Leaders at the Arab League Summit in Iraq on Thursday endorsed the UN envoy Kofi Annan’s plan to end the violence in Syria, with Iraq’s Prime Minister Nouri al-Maliki warning that arming either side in Syria would lead to a “proxy war.”
Fewer than half the Arab League’s 22 heads of state were present at the summit, the first such meeting in Baghdad in decades. Many of the Sunni-led Arab states are suspicious of Iraq’s Shiite government and its close ties to non-Arab Iran. Militants launched attacks on the day of the summit and explosions occurred just outside the Iranian Embassy.
Iran is also Syria’s closest ally in the region, which may have been one reason Maliki did not come out in favor of military intervention, like Qatar and Saudi Arabia have. Instead he warned against international powers arming either side in the conflict.
The plan brokered by UN envoy Kofi Annan calls for a total cease-fire, withdrawal of Syrian troops pulled from opposition areas and access for humanitarian services. Both the Syrian regime of Bashar al-Assad as well as elements of the rebel opposition have publicly accepted the plan, although realities on the ground have not changed.
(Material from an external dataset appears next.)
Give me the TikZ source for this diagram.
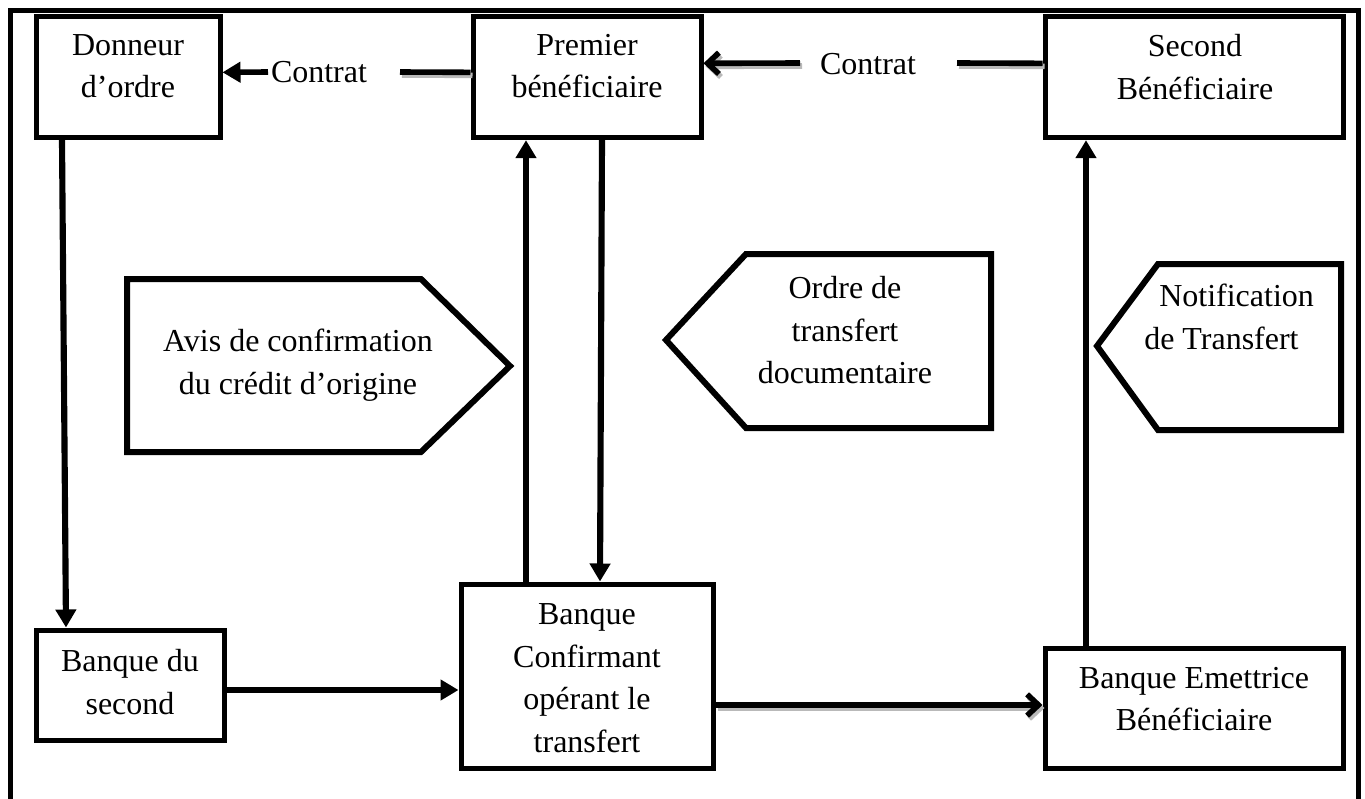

Incidentally, most powers have rhetorically lent support to Annan’s mission to reach a political settlement and end the violence, they continue to craft their own policies that are probably prolonging the conflict. Russia, even after endorsing the Annan talks, continues to arm and support the regime of President Bashar al-Assad.
The U.S. has also praised the peace process, but announced recently their plan to send “non-lethal” aid to the Syrian rebels. In fact, Washington had already announced that it had been providing humanitarian aid to opposition fighters and administration officials confirmed last Sunday that the U.S. had already begun to supply some aid, including communications gear, to the rebel Free Syrian Army.